The project requires Python 3.8 or higher.

All required dependencies are listed in the `requirements.txt` file. To install them, run the following command:


In [2]:
!pip install -r requirements.txt

Ignoring colorama: markers 'platform_system == "Windows" and python_full_version >= "3.6.0" and python_version >= "3.6"' don't match your environment
Ignoring pyreadline3: markers 'sys_platform == "win32" and python_version >= "3.8" and (python_version >= "2.7" and python_full_version < "3.0.0" or python_full_version >= "3.5.0")' don't match your environment
Collecting charset-normalizer==2.0.12
  Using cached charset_normalizer-2.0.12-py3-none-any.whl (39 kB)
Collecting flatbuffers==2.0
  Using cached flatbuffers-2.0-py2.py3-none-any.whl (26 kB)
Collecting joblib==1.1.0
  Using cached joblib-1.1.0-py2.py3-none-any.whl (306 kB)
Collecting onnxruntime==1.10.0
  Using cached onnxruntime-1.10.0-cp38-cp38-manylinux_2_17_x86_64.manylinux2014_x86_64.whl (4.9 MB)
Collecting psutil==5.9.0
  Using cached psutil-5.9.0-cp38-cp38-manylinux_2_12_x86_64.manylinux2010_x86_64.manylinux_2_17_x86_64.manylinux2014_x86_64.whl (283 kB)
Collecting requests==2.27.1
  Using cached requests-2.27.1-py2.py3-none

## 🍿 Export the model to ONNX

For this example, we can use any TokenClassification model from Hugging Face's library because the task we are trying to solve is `Named Entity Recognition` (NER). 

I chose [`dslim/bert-base-NER`](https://huggingface.co/dslim/bert-base-NER) model because it is a `base` model which means medium computation time on CPU. Plus, BERT architecture is a good choice for NER.

Huggging Faces's `transformers` library provides a convenient way to export the model to ONNX format. You can refer to the [official documentation](https://huggingface.co/docs/transformers/serialization#exporting-transformers-models) for more details.

We use the `bert-base-NER` model as mentioned above and `token-classification` as feature. The `token-classification` is the task we are trying to solve. You can see the list of available by executing the following cell:

In [5]:
from transformers.onnx.features import FeaturesManager

distilbert_features = list(FeaturesManager.get_supported_features_for_model_type("bert").keys())
print(distilbert_features)

['default', 'masked-lm', 'causal-lm', 'sequence-classification', 'token-classification', 'question-answering']

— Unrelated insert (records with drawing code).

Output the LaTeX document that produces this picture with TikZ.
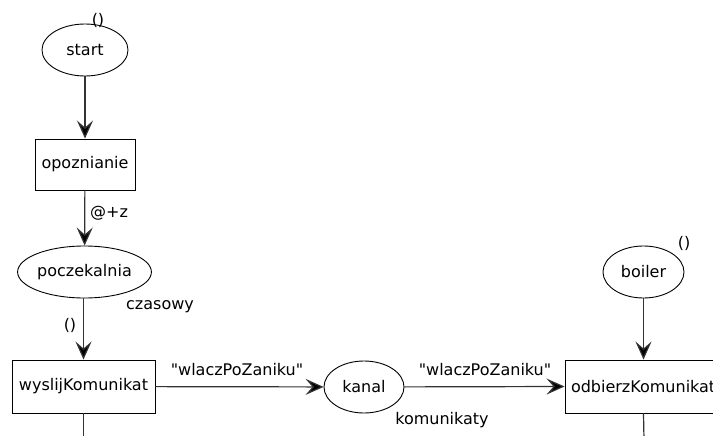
\documentclass[tikz,border=0pt]{standalone}
\usepackage{fontspec}
\newfontfamily\dv{DejaVu Sans}
\usetikzlibrary{shapes.geometric,arrows.meta}
\begin{document}
\begin{tikzpicture}[x=1pt,y=-1pt,
  font=\dv\fontsize{16}{19}\selectfont,
  place/.style={draw=black, line width=0.9pt, ellipse, inner sep=0pt},
  trans/.style={draw=black, line width=0.9pt, rectangle, inner sep=0pt},
  arc/.style={draw=black!80, line width=1.2pt, -{Stealth[length=18pt,width=16pt,inset=7pt,fill=black]}},
  plain/.style={draw=black!80, line width=1.2pt},
  lbl/.style={inner sep=0pt}]
\useasboundingbox[clip] (0,0) rectangle (713,436);

% places
\node[place, minimum width=86pt, minimum height=52pt] (start) at (85,50) {start};
\node[place, minimum width=115pt, minimum height=52pt] (pocz) at (84.5,272) {poczekalnia};
\node[place, minimum width=80pt, minimum height=52pt] (kanal) at (364,387) {kanal};
\node[place, minimum width=81pt, minimum height=52pt] (boiler) at (643.5,272) {boiler};

% transitions
\node[trans, minimum width=100pt, minimum height=51pt] (opoz) at (85,164.5) {opoznianie};
\node[trans, minimum width=143pt, minimum height=53pt] (wysl) at (83.5,386.5) {wyslijKomunikat};
\node[trans, minimum width=158pt, minimum height=53pt, text width=146pt, align=left] (odb) at (644,386.5) {odbierzKomunikat};

% markings, types and arc inscriptions
\node[lbl] (m1) at (98,20) {()};
\node[lbl] (m2) at (70,325) {()};
\node[lbl] (m3) at (684,243) {()};
\node[lbl, anchor=west] (d1) at (90,213) {@+z};
\node[lbl] (t1) at (160,307) {czasowy};
\node[lbl] (t2) at (442,420) {komunikaty};
\node[lbl] (e1) at (237,370) {"wlaczPoZaniku"};
\node[lbl] (e2) at (485,370) {"wlaczPoZaniku"};

% free ends below the bottom edge
\coordinate (w0) at (83.5,440);
\coordinate (o0) at (644,440);

% arcs
\draw[arc] (start) -- (opoz);
\draw[arc] (opoz) -- (pocz);
\draw[arc] (pocz.south -| wysl.north) -- (wysl.north);
\draw[arc] (wysl) -- (kanal);
\draw[arc] (kanal) -- (odb.west);
\draw[arc] (boiler) -- (boiler.south |- odb.north);
\draw[plain] (wysl.south) -- (w0);
\draw[plain] (boiler.south |- odb.south) -- (o0);
\end{tikzpicture}
\end{document}
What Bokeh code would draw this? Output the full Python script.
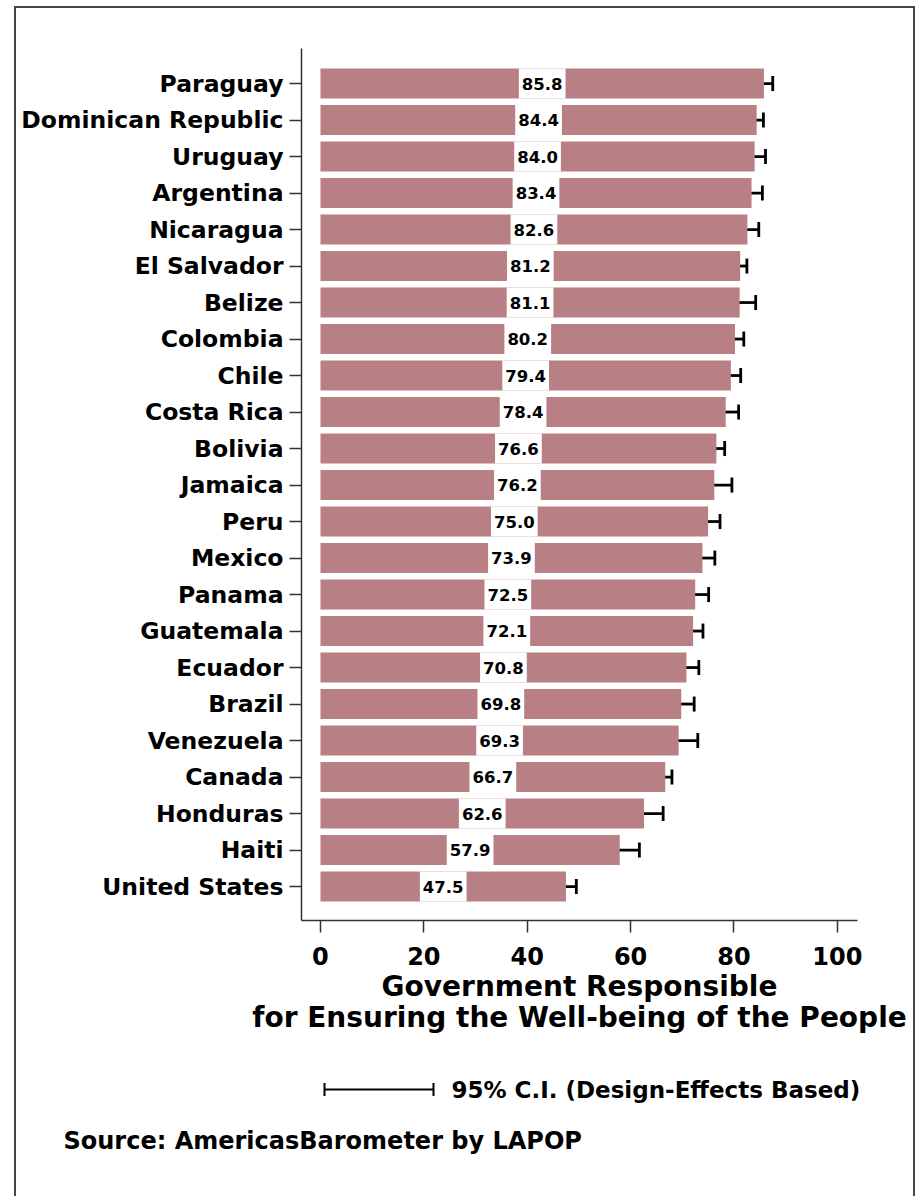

By invoking the conversion script, you have to specify the model name, from a local directory or directly from the Hugging Face's hub. You also need to specify the feature as seen above. The output file will be saved in the `output` directory.

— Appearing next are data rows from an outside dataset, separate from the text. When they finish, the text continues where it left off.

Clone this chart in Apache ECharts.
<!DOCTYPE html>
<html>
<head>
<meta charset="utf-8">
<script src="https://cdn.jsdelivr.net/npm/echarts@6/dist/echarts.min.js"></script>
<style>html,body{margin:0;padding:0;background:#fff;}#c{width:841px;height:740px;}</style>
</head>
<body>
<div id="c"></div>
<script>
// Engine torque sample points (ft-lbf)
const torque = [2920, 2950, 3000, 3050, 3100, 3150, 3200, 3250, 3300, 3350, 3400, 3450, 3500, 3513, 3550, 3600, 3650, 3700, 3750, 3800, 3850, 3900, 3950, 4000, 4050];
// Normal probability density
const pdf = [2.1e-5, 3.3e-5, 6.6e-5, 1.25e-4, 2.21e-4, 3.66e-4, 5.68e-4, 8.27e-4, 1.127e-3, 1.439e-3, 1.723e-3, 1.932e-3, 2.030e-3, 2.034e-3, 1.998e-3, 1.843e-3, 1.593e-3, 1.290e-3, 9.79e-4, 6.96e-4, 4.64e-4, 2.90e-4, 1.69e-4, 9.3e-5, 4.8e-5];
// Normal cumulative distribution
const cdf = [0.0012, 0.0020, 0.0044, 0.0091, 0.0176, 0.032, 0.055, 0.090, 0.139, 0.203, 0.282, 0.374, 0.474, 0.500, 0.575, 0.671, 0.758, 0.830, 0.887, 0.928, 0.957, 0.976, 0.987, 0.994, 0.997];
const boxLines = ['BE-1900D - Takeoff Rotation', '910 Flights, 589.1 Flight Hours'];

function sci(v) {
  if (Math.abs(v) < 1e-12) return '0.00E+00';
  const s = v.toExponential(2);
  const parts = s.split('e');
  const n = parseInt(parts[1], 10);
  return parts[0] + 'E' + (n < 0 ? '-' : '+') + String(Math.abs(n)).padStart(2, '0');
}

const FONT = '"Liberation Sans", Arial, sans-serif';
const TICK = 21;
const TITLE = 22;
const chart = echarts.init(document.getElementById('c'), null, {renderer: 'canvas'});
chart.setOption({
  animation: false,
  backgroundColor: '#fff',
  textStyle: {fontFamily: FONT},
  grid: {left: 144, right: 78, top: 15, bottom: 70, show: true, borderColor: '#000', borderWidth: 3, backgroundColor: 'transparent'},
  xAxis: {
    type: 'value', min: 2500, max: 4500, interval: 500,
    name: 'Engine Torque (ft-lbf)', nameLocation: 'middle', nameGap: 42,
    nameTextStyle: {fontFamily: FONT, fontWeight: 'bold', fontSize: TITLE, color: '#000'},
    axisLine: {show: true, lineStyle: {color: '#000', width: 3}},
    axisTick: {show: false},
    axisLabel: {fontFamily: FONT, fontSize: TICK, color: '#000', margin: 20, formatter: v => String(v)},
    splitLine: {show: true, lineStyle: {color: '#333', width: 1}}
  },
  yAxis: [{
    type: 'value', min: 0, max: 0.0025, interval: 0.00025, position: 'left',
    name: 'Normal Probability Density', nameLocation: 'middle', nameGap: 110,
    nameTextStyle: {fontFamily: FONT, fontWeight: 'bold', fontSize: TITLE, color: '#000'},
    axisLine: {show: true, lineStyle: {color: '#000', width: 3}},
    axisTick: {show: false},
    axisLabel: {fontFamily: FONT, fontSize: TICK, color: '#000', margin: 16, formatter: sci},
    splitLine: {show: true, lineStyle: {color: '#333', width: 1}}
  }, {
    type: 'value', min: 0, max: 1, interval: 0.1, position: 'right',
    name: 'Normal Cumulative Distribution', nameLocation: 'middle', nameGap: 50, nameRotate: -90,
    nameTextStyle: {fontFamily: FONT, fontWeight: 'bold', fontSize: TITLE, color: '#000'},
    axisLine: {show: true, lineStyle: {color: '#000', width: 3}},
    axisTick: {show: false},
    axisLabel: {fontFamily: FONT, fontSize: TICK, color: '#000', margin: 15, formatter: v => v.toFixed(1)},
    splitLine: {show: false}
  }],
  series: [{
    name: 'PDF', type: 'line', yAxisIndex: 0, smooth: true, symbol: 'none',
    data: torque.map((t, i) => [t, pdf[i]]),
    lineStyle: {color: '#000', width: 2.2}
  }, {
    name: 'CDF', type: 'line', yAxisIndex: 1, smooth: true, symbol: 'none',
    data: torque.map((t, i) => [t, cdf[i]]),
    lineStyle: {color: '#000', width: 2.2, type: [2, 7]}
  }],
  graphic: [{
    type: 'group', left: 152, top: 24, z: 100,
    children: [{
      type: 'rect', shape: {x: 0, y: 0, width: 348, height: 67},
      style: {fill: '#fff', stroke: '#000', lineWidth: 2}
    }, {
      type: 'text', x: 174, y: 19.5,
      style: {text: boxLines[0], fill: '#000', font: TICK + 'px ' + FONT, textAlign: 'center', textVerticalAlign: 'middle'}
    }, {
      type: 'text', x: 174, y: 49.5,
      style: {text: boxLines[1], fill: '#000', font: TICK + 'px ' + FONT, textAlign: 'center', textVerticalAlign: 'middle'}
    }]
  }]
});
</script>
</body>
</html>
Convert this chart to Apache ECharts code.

We gave `onnx/` as the output directory. This is where the ONNX model will be saved.

We let the `opset` parameter as default which is defined in the ONNX Config for the model. 

And finally, we let `atol` parameter as default which is 1e-05. This is the tolerance for the numerical precision between the original PyTorch model and the ONNX model.

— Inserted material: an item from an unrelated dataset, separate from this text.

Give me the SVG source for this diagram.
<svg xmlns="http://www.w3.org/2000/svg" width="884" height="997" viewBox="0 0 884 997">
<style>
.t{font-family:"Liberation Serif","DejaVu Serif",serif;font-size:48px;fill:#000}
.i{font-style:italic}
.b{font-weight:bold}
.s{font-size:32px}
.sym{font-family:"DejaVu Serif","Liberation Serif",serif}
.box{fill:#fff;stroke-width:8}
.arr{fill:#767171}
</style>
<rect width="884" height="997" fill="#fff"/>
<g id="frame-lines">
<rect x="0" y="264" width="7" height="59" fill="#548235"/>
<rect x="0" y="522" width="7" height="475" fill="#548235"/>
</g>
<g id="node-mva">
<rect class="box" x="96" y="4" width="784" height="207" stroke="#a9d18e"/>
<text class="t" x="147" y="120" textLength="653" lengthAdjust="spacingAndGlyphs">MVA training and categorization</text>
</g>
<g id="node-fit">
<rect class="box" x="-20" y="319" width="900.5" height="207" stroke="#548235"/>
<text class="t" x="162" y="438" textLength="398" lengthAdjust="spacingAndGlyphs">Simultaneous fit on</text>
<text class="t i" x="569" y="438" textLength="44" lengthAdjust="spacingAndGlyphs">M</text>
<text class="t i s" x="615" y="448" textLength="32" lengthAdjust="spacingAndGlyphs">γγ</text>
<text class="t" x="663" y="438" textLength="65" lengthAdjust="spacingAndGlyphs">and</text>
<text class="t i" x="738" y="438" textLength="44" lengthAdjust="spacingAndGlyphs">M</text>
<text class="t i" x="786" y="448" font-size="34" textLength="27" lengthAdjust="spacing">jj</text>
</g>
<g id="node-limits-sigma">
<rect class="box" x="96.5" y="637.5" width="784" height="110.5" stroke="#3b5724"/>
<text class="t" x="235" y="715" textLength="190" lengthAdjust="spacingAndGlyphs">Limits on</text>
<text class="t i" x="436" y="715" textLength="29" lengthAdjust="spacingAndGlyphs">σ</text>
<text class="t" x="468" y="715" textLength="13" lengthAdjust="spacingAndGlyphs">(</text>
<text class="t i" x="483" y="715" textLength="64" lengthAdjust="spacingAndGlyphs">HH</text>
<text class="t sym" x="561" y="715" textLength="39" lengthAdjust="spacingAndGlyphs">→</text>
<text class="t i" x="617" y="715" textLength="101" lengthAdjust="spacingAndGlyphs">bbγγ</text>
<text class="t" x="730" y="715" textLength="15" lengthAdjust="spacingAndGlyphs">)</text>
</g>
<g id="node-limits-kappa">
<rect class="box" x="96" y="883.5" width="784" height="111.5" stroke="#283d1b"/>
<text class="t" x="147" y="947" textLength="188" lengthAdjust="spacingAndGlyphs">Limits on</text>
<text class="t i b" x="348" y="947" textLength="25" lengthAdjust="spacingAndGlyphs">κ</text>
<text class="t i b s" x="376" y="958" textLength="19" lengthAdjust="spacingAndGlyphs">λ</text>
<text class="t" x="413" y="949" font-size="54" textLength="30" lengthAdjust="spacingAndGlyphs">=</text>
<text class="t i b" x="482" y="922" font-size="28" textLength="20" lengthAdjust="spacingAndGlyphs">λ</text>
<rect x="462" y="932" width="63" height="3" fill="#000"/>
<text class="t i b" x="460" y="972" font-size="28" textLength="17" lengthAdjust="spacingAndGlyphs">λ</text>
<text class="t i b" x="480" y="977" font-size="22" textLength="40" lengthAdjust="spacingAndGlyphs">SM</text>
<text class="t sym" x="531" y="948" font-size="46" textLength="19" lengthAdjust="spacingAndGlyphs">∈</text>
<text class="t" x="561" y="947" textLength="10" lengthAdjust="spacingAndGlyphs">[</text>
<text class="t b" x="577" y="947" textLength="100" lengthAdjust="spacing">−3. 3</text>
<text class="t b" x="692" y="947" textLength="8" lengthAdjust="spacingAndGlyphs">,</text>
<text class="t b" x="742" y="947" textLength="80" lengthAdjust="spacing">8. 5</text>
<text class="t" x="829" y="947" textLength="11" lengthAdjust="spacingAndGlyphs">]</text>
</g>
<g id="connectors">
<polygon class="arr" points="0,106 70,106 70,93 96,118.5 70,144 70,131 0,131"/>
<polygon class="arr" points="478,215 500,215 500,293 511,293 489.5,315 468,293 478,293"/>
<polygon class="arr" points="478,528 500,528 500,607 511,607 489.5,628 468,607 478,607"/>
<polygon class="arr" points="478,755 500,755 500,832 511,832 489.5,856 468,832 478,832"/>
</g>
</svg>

So here is the command to export the model to ONNX format:

In [4]:
!python -m transformers.onnx --model=dslim/bert-base-NER --feature=token-classification onnx/

Using framework PyTorch: 1.10.2+cu113
Overriding 1 configuration item(s)
	- use_cache -> False
Validating ONNX model...
	-[✓] ONNX model output names match reference model ({'logits'})
	- Validating ONNX Model output "logits":
		-[✓] (2, 8, 9) matches (2, 8, 9)
		-[✓] all values close (atol: 1e-05)
All good, model saved at: onnx/model.onnx


## 💫 Use the ONNX model with Transformers pipeline

Now that we have exported the model to ONNX format, we can use it with the Transformers pipeline.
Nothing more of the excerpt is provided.